The judge also noted that, in announcing its decision, the Supreme Court had indicated that it was exercising its own, independent judgment about how far government enforcement could go.
The judge said that, ordinarily, an application to modify a federal court’s order must be made to the court that had written and issued that order. He added that, where the challenges do not “derive from this court’s orders, the court sees no reason why the starting point had to originate here, or even why it made sense to do so.”
What is being explicitly challenged in his court, Judge Watson wrote, is the federal government’s “interpretation of the Supreme Court’s” ruling.
In the ordinary decision coming out of the Supreme Court, the Justices sometimes leave issues or interpretations open, and it is commonly understood that any such gaps will be filled in when the case returns to a lower court for the Justices’ ruling to be carried out. It is very rare for the Justices to be asked directly to specify what they meant when questions arise about the language it has used in an opinion. In fact, it is not clear where, in the court’s rules of procedure, there is a provision allowing a motion to clarify or modify. It is conceivable the Justices might be asked to rehear the enforcement issue, but that, too, may not be contemplated by its rules.
If one or both sides in the controversy do move now to the Supreme Court, the Justices presumably will make a decision whether to take on the assignment of clarifying its decision, or let Judge Watson handle that task in the first instance.

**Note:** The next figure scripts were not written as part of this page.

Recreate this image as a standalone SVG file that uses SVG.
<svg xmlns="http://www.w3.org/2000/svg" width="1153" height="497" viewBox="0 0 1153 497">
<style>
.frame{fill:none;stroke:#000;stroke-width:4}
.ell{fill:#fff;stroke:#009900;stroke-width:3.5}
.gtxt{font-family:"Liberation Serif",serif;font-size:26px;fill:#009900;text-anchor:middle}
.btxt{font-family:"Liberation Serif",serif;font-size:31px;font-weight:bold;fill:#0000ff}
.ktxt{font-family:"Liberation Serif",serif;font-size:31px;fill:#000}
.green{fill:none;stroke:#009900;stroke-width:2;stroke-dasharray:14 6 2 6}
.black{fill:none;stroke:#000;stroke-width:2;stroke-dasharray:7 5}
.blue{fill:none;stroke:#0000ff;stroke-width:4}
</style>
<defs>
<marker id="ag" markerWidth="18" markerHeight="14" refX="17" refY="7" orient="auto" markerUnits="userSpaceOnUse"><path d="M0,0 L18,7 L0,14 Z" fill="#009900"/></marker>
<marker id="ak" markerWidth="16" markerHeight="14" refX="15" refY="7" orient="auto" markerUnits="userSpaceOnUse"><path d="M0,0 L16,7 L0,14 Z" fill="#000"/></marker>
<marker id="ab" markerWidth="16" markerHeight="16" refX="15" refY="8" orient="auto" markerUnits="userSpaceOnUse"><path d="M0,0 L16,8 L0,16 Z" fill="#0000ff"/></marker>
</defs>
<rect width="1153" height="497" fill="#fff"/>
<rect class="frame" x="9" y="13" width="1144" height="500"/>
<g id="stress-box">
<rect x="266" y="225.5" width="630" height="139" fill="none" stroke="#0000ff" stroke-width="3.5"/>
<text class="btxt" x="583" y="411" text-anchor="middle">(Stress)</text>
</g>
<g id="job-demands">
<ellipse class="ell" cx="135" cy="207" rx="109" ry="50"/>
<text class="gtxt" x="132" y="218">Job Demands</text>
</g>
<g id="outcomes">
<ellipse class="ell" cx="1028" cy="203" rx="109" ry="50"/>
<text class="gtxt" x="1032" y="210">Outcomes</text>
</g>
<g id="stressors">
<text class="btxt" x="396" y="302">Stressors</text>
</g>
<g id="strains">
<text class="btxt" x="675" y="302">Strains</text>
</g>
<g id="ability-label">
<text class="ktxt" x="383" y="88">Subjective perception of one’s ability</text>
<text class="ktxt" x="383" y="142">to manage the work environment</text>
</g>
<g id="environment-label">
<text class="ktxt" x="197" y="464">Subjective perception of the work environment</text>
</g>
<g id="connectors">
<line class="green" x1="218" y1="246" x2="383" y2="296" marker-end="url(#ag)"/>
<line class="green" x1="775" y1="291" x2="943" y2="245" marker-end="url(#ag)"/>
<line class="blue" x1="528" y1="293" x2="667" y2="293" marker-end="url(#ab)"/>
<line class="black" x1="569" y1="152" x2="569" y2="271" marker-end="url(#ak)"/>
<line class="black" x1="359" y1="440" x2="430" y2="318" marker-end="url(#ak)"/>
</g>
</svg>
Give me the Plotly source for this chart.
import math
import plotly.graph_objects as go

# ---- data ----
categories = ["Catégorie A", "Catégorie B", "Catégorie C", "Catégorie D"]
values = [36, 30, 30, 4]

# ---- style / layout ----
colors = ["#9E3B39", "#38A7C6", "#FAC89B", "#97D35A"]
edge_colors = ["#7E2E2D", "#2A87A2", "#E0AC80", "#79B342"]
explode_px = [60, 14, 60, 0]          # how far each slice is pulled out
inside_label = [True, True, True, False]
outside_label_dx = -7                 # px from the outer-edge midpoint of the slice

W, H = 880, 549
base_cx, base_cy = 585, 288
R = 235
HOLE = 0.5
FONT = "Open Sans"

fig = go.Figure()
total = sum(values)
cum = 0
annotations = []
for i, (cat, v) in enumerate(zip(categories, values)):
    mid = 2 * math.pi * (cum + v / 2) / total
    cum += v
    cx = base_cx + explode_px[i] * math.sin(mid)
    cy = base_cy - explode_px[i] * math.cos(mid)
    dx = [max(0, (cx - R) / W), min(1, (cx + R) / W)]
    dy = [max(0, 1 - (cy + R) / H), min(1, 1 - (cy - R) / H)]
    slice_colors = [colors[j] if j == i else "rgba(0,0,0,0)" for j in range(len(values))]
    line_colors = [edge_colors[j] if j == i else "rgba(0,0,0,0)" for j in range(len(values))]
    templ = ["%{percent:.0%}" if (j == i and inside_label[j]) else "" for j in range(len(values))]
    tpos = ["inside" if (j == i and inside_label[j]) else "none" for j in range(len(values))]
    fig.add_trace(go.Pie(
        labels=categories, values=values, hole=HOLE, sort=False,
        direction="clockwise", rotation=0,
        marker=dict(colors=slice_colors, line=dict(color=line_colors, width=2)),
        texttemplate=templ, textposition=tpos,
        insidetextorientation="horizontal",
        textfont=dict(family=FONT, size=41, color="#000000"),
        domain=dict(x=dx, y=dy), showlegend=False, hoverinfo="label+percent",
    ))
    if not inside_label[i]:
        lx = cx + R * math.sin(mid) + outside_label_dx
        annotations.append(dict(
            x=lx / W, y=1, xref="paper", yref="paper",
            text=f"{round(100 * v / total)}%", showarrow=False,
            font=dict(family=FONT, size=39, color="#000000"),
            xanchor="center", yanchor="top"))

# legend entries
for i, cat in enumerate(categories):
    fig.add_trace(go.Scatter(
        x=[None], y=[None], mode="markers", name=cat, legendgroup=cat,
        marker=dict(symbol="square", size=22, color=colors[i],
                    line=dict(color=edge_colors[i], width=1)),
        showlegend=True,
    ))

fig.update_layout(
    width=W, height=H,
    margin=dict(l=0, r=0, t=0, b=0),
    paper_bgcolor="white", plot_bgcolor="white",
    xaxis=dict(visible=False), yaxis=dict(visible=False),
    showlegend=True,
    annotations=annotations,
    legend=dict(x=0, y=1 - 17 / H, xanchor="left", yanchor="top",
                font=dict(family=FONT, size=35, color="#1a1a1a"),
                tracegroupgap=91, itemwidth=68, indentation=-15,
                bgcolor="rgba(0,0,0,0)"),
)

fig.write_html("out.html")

One complication as the next maneuver unfolds is the fact that the Supreme Court has not actually decided whether President Trump had the legal authority to issue the executive order in the form that he did. It went only so far as to decide what enforcement could mean, pending a ruling on the legality of the executive order, to be taken up at the Justices’ next term, in the opening month of the term – October.